For the béchamel sauce, those who are lactose intolerant can use lactose-free milk or a creamy nut milk as an alternative. The goal is to achieve the creamy consistency and rich flavor that béchamel is known for, so feel free to experiment with different dairy-free options until you find the one that works best for you.
Finally, if you’re out of Parmesan cheese or prefer a different flavor profile, other hard, aged cheeses like Pecorino Romano or even a sharp cheddar can be used in the béchamel sauce. Each cheese brings its unique taste, so choose one that suits your palate.
Frequently Asked Questions
Question | Answer |
---|---|
Can I make the moussaka ahead of time? | Yes, you can assemble the moussaka and refrigerate it before baking. Just add an extra 10-15 minutes to the baking time if you’re starting from cold. |
How long does leftover moussaka last in the fridge? | Leftover moussaka can be stored in the refrigerator for up to 3 days. Make sure it’s covered tightly with plastic wrap or in an airtight container. |
Can I freeze moussaka? | Moussaka freezes well. Cool it completely, slice it, and store the slices in freezer-safe containers. It can be frozen for up to 3 months. |
Is this moussaka recipe gluten-free? | The recipe can be made gluten-free by using a gluten-free flour blend for the béchamel sauce. |
Can I use different vegetables instead of eggplant? | While eggplant is traditional, you can use zucchini or potatoes as alternatives. Just adjust the cooking time accordingly, as these vegetables have different textures and cooking times. |
Greek Moussaka with Eggplant and Lentils
Equipment
- Baking sheets
- Saucepan
- Skillet
- Whisk
- 9x13-inch (23x33 cm) baking dish
Ingredients
- 2 large eggplants, sliced into 1/2-inch (1.25 cm) rounds (about 2 pounds/900 grams)
- 1 cup brown lentils, rinsed (7 ounces/200 grams)
- 1 large onion, finely chopped (about 6 ounces/170 grams)
- 3 cloves garlic, minced
- 1 can crushed tomatoes (14 ounces/400 grams)
- 1 tsp dried oregano
- 1/2 tsp ground cinnamon
- 1/4 tsp ground nutmeg
- 1/4 cup olive oil (2 ounces/60 milliliters)

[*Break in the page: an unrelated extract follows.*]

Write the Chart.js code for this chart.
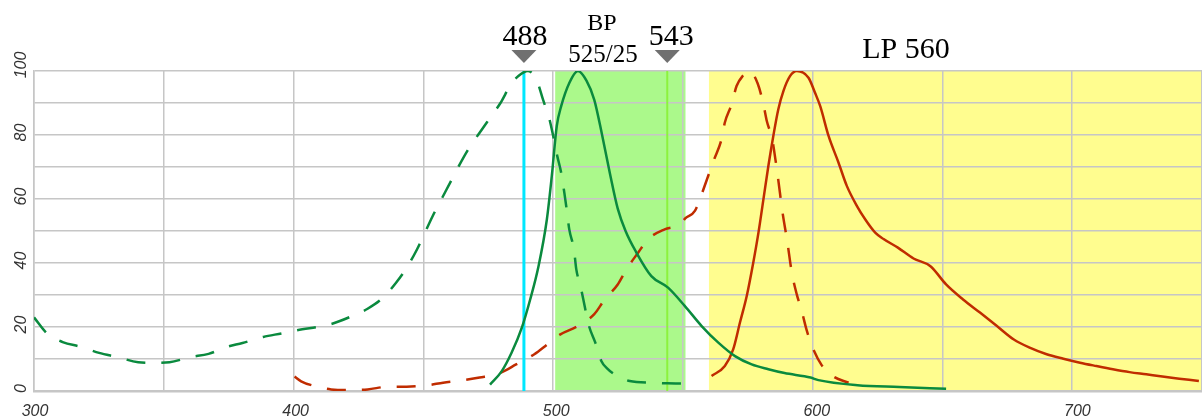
<!DOCTYPE html>
<html>
<head>
<meta charset="utf-8">
<title>Filter set spectra</title>
<script src="https://cdn.jsdelivr.net/npm/chart.js@4.4.1/dist/chart.umd.min.js"></script>
<style>
    html, body { margin: 0; padding: 0; background: #ffffff; }
    #chartWrap { width: 1202px; height: 418px; overflow: hidden; }
</style>
</head>
<body>
<div id="chartWrap"><canvas id="spectraChart" width="1202" height="418"></canvas></div>
<script>
// Green dye excitation (dashed)
const greenExNm = [300, 305, 311, 318, 325, 332, 340, 346, 352, 360, 367, 374, 380, 388, 395, 401,
    413.5, 422, 428, 434, 439, 443, 447, 450, 453, 456, 460, 463, 467, 471, 476, 479, 483, 486, 489.5,
    493, 495.3, 497.8, 499.1, 500.8, 502.3, 503.5, 504.4, 505.4, 507.2, 508.1, 509.7, 511.3, 512.8,
    515.4, 517.7, 520, 522.8, 528.6, 537, 543, 550];
const greenExVal = [23, 18, 15.3, 13.8, 11.9, 10.6, 9, 8.8, 9, 10.6, 11.6, 13.8, 15, 16.9, 18, 19,
    20.8, 23.4, 25.7, 29.2, 33.9, 38.5, 44.3, 49.5, 54.7, 59.4, 65.6, 70.3, 76, 80.7, 86.5, 90, 95.8, 98.5, 100,
    96.9, 91.1, 84.9, 80.2, 73.4, 68.2, 62, 56.8, 50.5, 44.3, 38, 32.8, 26.6, 20.8,
    15.1, 9.4, 7, 5.2, 3.1, 2.6, 2.4, 2.3];

// Green dye emission (solid)
const greenEmNm = [475, 479.5, 483.3, 487.2, 490.4, 493.6, 496.8, 498.7, 500.6, 502.3, 505.5, 508.7,
    512, 515, 518, 521, 524, 527, 531, 536.9, 543.3, 549.7, 556.2, 562.6, 569, 575.4, 581.8, 588,
    598, 601, 616, 632, 650];
const greenEmVal = [2, 6.2, 12, 19.8, 28.6, 39, 53.6, 67.2, 82.8, 89, 96.4, 100,
    97, 91, 80, 68, 57, 50, 43.5, 35.9, 32.3, 26.6, 20.3, 15.1, 10.9, 8.3, 6.8, 5.6,
    4.2, 3.4, 1.8, 1.25, 0.7];

// Red dye excitation (dashed)
const redExNm = [400, 402.5, 408, 414, 422, 428, 436, 443, 451, 457, 465, 471, 479, 485, 492, 497, 502,
    508.7, 515, 519, 524, 527.3, 531.8, 535.6, 542, 547.8, 550, 553.6, 556.2, 558.7, 561, 563.8, 565.1,
    567.7, 569.6, 572, 574.5, 577.7, 579.9, 581.2, 583.3, 584.5, 585.6, 587.2, 589, 590.8, 592.7, 594.6,
    596.5, 598.5, 602.3, 606.8, 612.6];
const redExVal = [4.5, 3, 1.5, 0.5, 0.3, 0.5, 1.35, 1.35, 1.8, 2.6, 3.4, 4.2, 5.7, 8.3, 11.5, 14.6, 17.7,
    20.3, 24, 28.6, 33.3, 38, 43.2, 47.4, 50.5, 52, 54, 56.3, 61.5, 67.2, 72.4, 78.6, 83.9,
    89.6, 95.3, 98.5, 100, 96.1, 89.6, 84.4, 78.6, 72.4, 66, 56, 47, 37, 30.2, 25,
    19, 14.1, 8, 4.5, 2.6];

// Red dye emission (solid)
const redEmNm = [560, 565.1, 568.3, 570.9, 573.5, 576, 578, 579.9, 581.8, 583.7, 585.6, 587.6, 590.1, 592.7,
    597.2, 599.7, 601.7, 604.9, 608.7, 611.9, 615.8, 619, 622.8, 626, 631.5, 637.5, 644, 650, 656.5,
    663, 669.5, 676, 682.3, 688.6, 695, 701.4, 707.7, 714, 720.4, 726.8, 733, 739.5, 747];
const redEmVal = [4.7, 7.8, 13, 21.4, 29.7, 40.1, 49.5, 59.9, 70.3, 79.7, 88, 93.8, 98.4, 100,
    97.9, 93.2, 89, 79.7, 71.4, 64.1, 57.8, 53.6, 49.5, 47.5, 44.8, 41.4, 39, 33.3, 28.6,
    24.5, 20.3, 16.1, 13.5, 11.5, 10.1, 8.85, 7.8, 6.8, 5.9, 5.2, 4.5, 3.85, 3.1];

// Axes
const xRange = [300, 748.2];
const yRange = [0, 100];
const xTickLabels = [300, 400, 500, 600, 700];
const yTickLabels = [0, 20, 40, 60, 80, 100];

// Filters and laser lines
const bpBand = [500, 550];
const lpBand = [559, 748.2];
const laserLines = [488, 543];

const colors = {
    green: '#0a8a3e',
    red: '#c02c00',
    bpFill: '#abf98b',
    lpFill: '#fffd8f',
    laser488: '#00e8ff',
    laser543: '#8cf23e',
    marker: '#707070',
    grid: '#c6c6c6',
    tick: '#333333'
};

const tickFont = 'italic 16px "Liberation Sans", Arial, sans-serif';
const toPoints = (xs, ys) => xs.map((x, i) => ({ x: x, y: ys[i] }));

const annotationPlugin = {
    id: 'filterAnnotations',
    beforeDraw(chart) {
        const { ctx, chartArea, scales } = chart;
        const x = scales.x;
        ctx.save();
        ctx.fillStyle = colors.bpFill;
        const b0 = x.getPixelForValue(bpBand[0]), b1 = x.getPixelForValue(bpBand[1]);
        ctx.fillRect(b0, chartArea.top, b1 - b0, chartArea.bottom - chartArea.top);
        ctx.fillStyle = colors.lpFill;
        const l0 = x.getPixelForValue(lpBand[0]), l1 = x.getPixelForValue(lpBand[1]);
        ctx.fillRect(l0, chartArea.top, l1 - l0, chartArea.bottom - chartArea.top);
        ctx.restore();
    },
    beforeDatasetsDraw(chart) {
        const { ctx, chartArea, scales } = chart;
        ctx.save();
        [[laserLines[0], colors.laser488, 3], [laserLines[1], colors.laser543, 2]].forEach(([nm, c, w]) => {
            const px = scales.x.getPixelForValue(nm);
            ctx.strokeStyle = c;
            ctx.lineWidth = w;
            ctx.beginPath();
            ctx.moveTo(px, chartArea.top);
            ctx.lineTo(px, chartArea.bottom);
            ctx.stroke();
        });
        ctx.restore();
    },
    afterDraw(chart) {
        const { ctx, scales, chartArea } = chart;
        const x = scales.x, y = scales.y;
        ctx.save();

        // tick labels
        ctx.fillStyle = colors.tick;
        ctx.font = tickFont;
        ctx.textAlign = 'center';
        ctx.textBaseline = 'middle';
        xTickLabels.forEach(v => {
            ctx.fillText(String(v), x.getPixelForValue(v) + 1, chartArea.bottom + 21);
        });
        yTickLabels.forEach(v => {
            const py = y.getPixelForValue(v) - (v === yRange[1] ? 6 : 2.5);
            ctx.save();
            ctx.translate(22, py);
            ctx.rotate(-Math.PI / 2);
            ctx.fillText(String(v), 0, 0);
            ctx.restore();
        });

        // laser markers
        ctx.fillStyle = colors.marker;
        laserLines.forEach(nm => {
            const px = x.getPixelForValue(nm);
            ctx.beginPath();
            ctx.moveTo(px - 12.5, 50);
            ctx.lineTo(px + 12.5, 50);
            ctx.lineTo(px, 63);
            ctx.closePath();
            ctx.fill();
        });

        ctx.fillStyle = '#000000';
        ctx.textBaseline = 'alphabetic';
        ctx.textAlign = 'center';
        ctx.font = '30px "Liberation Serif", "Times New Roman", serif';
        ctx.fillText('488', x.getPixelForValue(laserLines[0]) + 1, 45);
        ctx.fillText('543', x.getPixelForValue(laserLines[1]) + 4, 45);
        ctx.fillText('LP 560', 906, 58);
        ctx.font = '24px "Liberation Serif", "Times New Roman", serif';
        ctx.fillText('BP', 602, 30);
        ctx.font = '25px "Liberation Serif", "Times New Roman", serif';
        ctx.fillText('525/25', 603, 62);
        ctx.restore();
    }
};

const lineStyle = (color, dashed) => ({
    borderColor: color,
    backgroundColor: color,
    borderWidth: 2.5,
    borderDash: dashed ? [19, 16] : [],
    pointRadius: 0,
    fill: false,
    cubicInterpolationMode: 'monotone'
});

new Chart(document.getElementById('spectraChart').getContext('2d'), {
    type: 'line',
    data: {
        datasets: [
            { label: 'Green excitation', data: toPoints(greenExNm, greenExVal), ...lineStyle(colors.green, true) },
            { label: 'Green emission', data: toPoints(greenEmNm, greenEmVal), ...lineStyle(colors.green, false) },
            { label: 'Red excitation', data: toPoints(redExNm, redExVal), ...lineStyle(colors.red, true) },
            { label: 'Red emission', data: toPoints(redEmNm, redEmVal), ...lineStyle(colors.red, false) }
        ]
    },
    options: {
        responsive: false,
        animation: false,
        devicePixelRatio: 1,
        layout: { padding: { top: 71, left: 0, right: 0, bottom: 0 } },
        plugins: {
            legend: { display: false },
            tooltip: { enabled: false }
        },
        scales: {
            x: {
                type: 'linear',
                bounds: 'data',
                min: xRange[0],
                max: xRange[1],
                afterBuildTicks: scale => {
                    scale.ticks = scale.ticks.filter(t => t.value <= xRange[1]);
                },
                afterFit: scale => { scale.height = 27; },
                grid: { color: colors.grid, lineWidth: 1.5, drawTicks: false },
                border: { color: colors.grid, width: 2.5 },
                ticks: { stepSize: 50, includeBounds: false, display: false }
            },
            y: {
                min: yRange[0],
                max: yRange[1],
                afterFit: scale => { scale.width = 34; },
                grid: { color: colors.grid, lineWidth: 1.5, drawTicks: false },
                border: { color: colors.grid, width: 1.5 },
                ticks: { stepSize: 10, display: false }
            }
        }
    },
    plugins: [annotationPlugin]
});
</script>
</body>
</html>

- 2 tbsp all-purpose flour (1 ounce/28 grams)
- 2 cups milk (16 ounces/473 milliliters)
- 1/4 cup grated Parmesan cheese (1 ounce/28 grams)
- 2 tbsp unsalted butter (1 ounce/28 grams)
- 1 egg, beaten
Instructions
- Preheat your oven to 400°F (200°C). Brush the eggplant slices with olive oil on both sides and season with salt and pepper. Arrange them in a single layer on a baking sheet and bake for 25 minutes, flipping halfway through, until golden and soft.

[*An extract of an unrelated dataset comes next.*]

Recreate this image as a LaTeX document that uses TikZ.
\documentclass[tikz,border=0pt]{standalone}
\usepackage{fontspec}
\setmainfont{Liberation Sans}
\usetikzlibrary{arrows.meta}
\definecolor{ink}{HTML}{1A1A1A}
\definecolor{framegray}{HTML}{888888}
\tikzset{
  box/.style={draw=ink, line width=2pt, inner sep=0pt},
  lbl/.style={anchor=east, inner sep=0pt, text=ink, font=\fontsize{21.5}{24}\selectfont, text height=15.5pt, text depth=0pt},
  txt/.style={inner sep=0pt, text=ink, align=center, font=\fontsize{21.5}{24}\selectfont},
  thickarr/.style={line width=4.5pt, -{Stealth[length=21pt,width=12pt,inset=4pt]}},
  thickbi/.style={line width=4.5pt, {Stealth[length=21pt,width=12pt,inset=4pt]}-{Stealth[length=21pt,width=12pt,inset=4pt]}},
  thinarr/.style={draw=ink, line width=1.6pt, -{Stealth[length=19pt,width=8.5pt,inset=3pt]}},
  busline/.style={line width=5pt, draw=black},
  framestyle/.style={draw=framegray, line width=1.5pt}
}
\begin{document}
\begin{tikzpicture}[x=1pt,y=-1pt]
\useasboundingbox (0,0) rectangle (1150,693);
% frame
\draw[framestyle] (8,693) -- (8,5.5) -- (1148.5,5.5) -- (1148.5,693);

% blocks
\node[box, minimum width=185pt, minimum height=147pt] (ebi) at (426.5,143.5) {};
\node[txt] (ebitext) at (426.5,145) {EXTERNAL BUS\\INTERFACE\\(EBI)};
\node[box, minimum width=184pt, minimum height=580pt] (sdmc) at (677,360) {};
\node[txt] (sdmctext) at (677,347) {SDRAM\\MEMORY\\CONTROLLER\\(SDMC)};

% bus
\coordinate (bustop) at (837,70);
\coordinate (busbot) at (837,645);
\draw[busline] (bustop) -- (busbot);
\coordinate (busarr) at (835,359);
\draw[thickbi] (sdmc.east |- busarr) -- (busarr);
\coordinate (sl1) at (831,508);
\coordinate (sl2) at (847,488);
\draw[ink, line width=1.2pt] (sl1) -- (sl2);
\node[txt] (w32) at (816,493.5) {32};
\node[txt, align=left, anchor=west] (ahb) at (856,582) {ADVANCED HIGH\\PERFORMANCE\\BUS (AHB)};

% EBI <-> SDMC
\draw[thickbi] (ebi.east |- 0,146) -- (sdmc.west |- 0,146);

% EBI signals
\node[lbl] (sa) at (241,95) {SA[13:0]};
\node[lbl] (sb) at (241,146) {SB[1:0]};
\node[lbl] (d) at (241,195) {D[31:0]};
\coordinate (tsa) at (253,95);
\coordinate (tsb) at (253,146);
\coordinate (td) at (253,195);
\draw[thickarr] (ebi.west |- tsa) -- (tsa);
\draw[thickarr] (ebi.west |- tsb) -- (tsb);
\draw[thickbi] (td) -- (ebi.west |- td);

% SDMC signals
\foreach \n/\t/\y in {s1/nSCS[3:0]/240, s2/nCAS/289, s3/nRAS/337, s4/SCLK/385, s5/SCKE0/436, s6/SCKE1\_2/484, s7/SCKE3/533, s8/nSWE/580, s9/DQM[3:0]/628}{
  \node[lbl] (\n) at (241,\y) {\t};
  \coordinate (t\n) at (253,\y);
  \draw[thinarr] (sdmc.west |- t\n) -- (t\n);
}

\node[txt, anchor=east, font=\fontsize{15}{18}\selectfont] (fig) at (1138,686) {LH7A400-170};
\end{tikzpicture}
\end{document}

- Meanwhile, in a saucepan, add lentils and cover with water. Bring to a boil, reduce heat, and simmer for 20-25 minutes until tender. Drain and set aside.

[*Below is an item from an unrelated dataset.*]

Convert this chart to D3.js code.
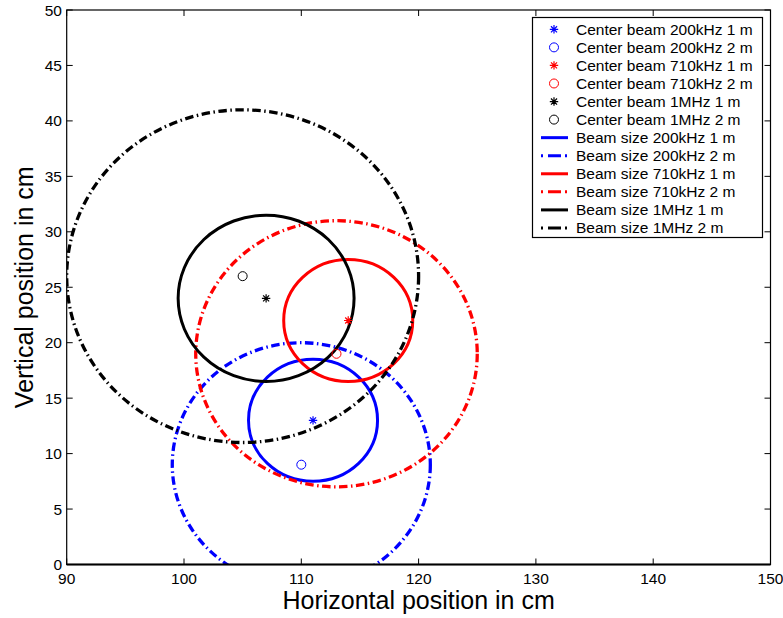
<!DOCTYPE html>
<html>
<head>
<meta charset="utf-8">
<script src="https://cdn.jsdelivr.net/npm/d3@7"></script>
<style>
  body { margin: 0; background: #fff; }
  text { font-family: "Liberation Sans", Arial, Helvetica, sans-serif; }
</style>
</head>
<body>
<svg id="chart" width="783" height="618"></svg>
<script>
// ---- data ----
const xTicks = [90, 100, 110, 120, 130, 140, 150];
const yTicks = [0, 5, 10, 15, 20, 25, 30, 35, 40, 45, 50];

// center markers: [x, y]
const centerLabels = ["Center beam 200kHz 1 m", "Center beam 200kHz 2 m",
  "Center beam 710kHz 1 m", "Center beam 710kHz 2 m",
  "Center beam 1MHz 1 m", "Center beam 1MHz 2 m"];
const centerX = [111, 110, 114, 113, 107, 105];
const centerY = [13, 9, 22, 19, 24, 26];
const centerColor = ["#0000ff", "#0000ff", "#ff0000", "#ff0000", "#000000", "#000000"];
const centerShape = ["star", "circle", "star", "circle", "star", "circle"];

// beam size circles: center x, center y, radius (cm)
const beamLabels = ["Beam size 200kHz 1 m", "Beam size 200kHz 2 m",
  "Beam size 710kHz 1 m", "Beam size 710kHz 2 m",
  "Beam size 1MHz 1 m", "Beam size 1MHz 2 m"];
const beamX = [111, 110, 114, 113, 107, 105];
const beamY = [13, 9, 22, 19, 24, 26];
const beamR = [5.5, 11, 5.5, 12, 7.5, 15];
const beamColor = ["#0000ff", "#0000ff", "#ff0000", "#ff0000", "#000000", "#000000"];
const beamDashed = [false, true, false, true, false, true];

// ---- layout ----
const svg = d3.select("#chart");
const L = 66.7, R = 770.5, T = 10, B = 564.5;
const x = d3.scaleLinear().domain([90, 150]).range([L, R]);
const y = d3.scaleLinear().domain([0, 50]).range([B, T]);
const dashPattern = "8.5,3.5,1.5,3.5";
const fontSize = 15.5;

svg.append("defs").append("clipPath").attr("id", "clip")
  .append("rect").attr("x", L).attr("y", T).attr("width", R - L).attr("height", B - T);

svg.append("rect").attr("x", L).attr("y", T).attr("width", R - L).attr("height", B - T)
  .attr("fill", "#fff").attr("stroke", "none");

const plot = svg.append("g").attr("clip-path", "url(#clip)");

// beam circles
beamX.forEach((cx, i) => {
  plot.append("ellipse")
    .attr("cx", x(cx)).attr("cy", y(beamY[i]))
    .attr("rx", x(cx + beamR[i]) - x(cx))
    .attr("ry", y(beamY[i]) - y(beamY[i] + beamR[i]))
    .attr("fill", "none")
    .attr("stroke", beamColor[i])
    .attr("stroke-width", beamDashed[i] ? 3.3 : 3)
    .attr("stroke-dasharray", beamDashed[i] ? dashPattern : null);
});

function drawMarker(g, shape, px, py, color) {
  if (shape === "circle") {
    g.append("circle").attr("cx", px).attr("cy", py).attr("r", 4.5)
      .attr("fill", "none").attr("stroke", color).attr("stroke-width", 1);
  } else {
    const s = 4.2;
    const d = s * 0.72;
    const p = `M${px - s},${py}L${px + s},${py}M${px},${py - s}L${px},${py + s}` +
      `M${px - d},${py - d}L${px + d},${py + d}M${px - d},${py + d}L${px + d},${py - d}`;
    g.append("path").attr("d", p).attr("stroke", color).attr("stroke-width", 1.2).attr("fill", "none");
  }
}

centerX.forEach((cx, i) => drawMarker(plot, centerShape[i], x(cx), y(centerY[i]), centerColor[i]));

// axes lines & ticks
const axesG = svg.append("g");
axesG.append("rect").attr("x", L).attr("y", T).attr("width", R - L).attr("height", B - T)
  .attr("fill", "none").attr("stroke", "#000").attr("stroke-width", 1.2);
axesG.append("line").attr("x1", L).attr("x2", R).attr("y1", B).attr("y2", B)
  .attr("stroke", "#000").attr("stroke-width", 2);
const tl = 6;
xTicks.forEach(t => {
  axesG.append("line").attr("x1", x(t)).attr("x2", x(t)).attr("y1", B).attr("y2", B - tl).attr("stroke", "#000");
  axesG.append("line").attr("x1", x(t)).attr("x2", x(t)).attr("y1", T).attr("y2", T + tl).attr("stroke", "#000");
  axesG.append("text").attr("x", x(t)).attr("y", 584).attr("text-anchor", "middle")
    .attr("font-size", fontSize).text(t);
});
yTicks.forEach(t => {
  axesG.append("line").attr("x1", L).attr("x2", L + tl).attr("y1", y(t)).attr("y2", y(t)).attr("stroke", "#000");
  axesG.append("line").attr("x1", R).attr("x2", R - tl).attr("y1", y(t)).attr("y2", y(t)).attr("stroke", "#000");
  axesG.append("text").attr("x", 62).attr("y", y(t) + 5.5).attr("text-anchor", "end")
    .attr("font-size", fontSize).text(t);
});

// axis titles
svg.append("text").attr("x", (L + R) / 2).attr("y", 609).attr("text-anchor", "middle")
  .attr("font-size", 25).text("Horizontal position in cm");
svg.append("text").attr("transform", `translate(33,${(T + B) / 2}) rotate(-90)`)
  .attr("text-anchor", "middle").attr("font-size", 25).text("Vertical position in cm");

// legend
const lg = svg.append("g");
lg.append("rect").attr("x", 532.5).attr("y", 17.5).attr("width", 230).attr("height", 220)
  .attr("fill", "#fff").attr("stroke", "#000").attr("stroke-width", 1.2);
const rowY = i => 29.3 + i * 18.06;
centerLabels.forEach((lab, i) => {
  drawMarker(lg, centerShape[i], 554, rowY(i), centerColor[i]);
  lg.append("text").attr("x", 576).attr("y", rowY(i) + 5.5).attr("font-size", fontSize).text(lab);
});
beamLabels.forEach((lab, j) => {
  const i = j + 6;
  lg.append("line").attr("x1", 541).attr("x2", 568).attr("y1", rowY(i)).attr("y2", rowY(i))
    .attr("stroke", beamColor[j]).attr("stroke-width", 3)
    .attr("stroke-dasharray", beamDashed[j] ? "2,5,13,4,2,50" : null);
  lg.append("text").attr("x", 576).attr("y", rowY(i) + 5.5).attr("font-size", fontSize).text(lab);
});
</script>
</body>
</html>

- In a large skillet over medium heat, sauté the onion in 2 tablespoons of olive oil until translucent. Add the garlic, oregano, cinnamon, and nutmeg, cooking for 1 minute until fragrant.
- Stir in the cooked lentils and crushed tomatoes. Simmer for 10 minutes, allowing flavors to meld. Season with salt and pepper to taste. Remove from heat.
- For the béchamel sauce, melt butter in a saucepan over medium heat. Whisk in flour and cook for 2 minutes. Gradually add milk, whisking continuously to prevent lumps. Cook until the sauce thickens, about 5 minutes. Remove from heat, stir in the beaten egg and Parmesan cheese, and season with salt and nutmeg.
- To assemble the moussaka, spread half of the lentil mixture in a greased 9x13-inch (23x33 cm) baking dish. Layer with half of the eggplant slices. Repeat with the remaining lentil mixture and eggplant slices.
- Pour the béchamel sauce over the top layer of eggplant, spreading to cover.
- Bake for 30 minutes, or until the top is golden and the sauce is bubbly.
- Allow the moussaka to rest for 10 minutes before serving.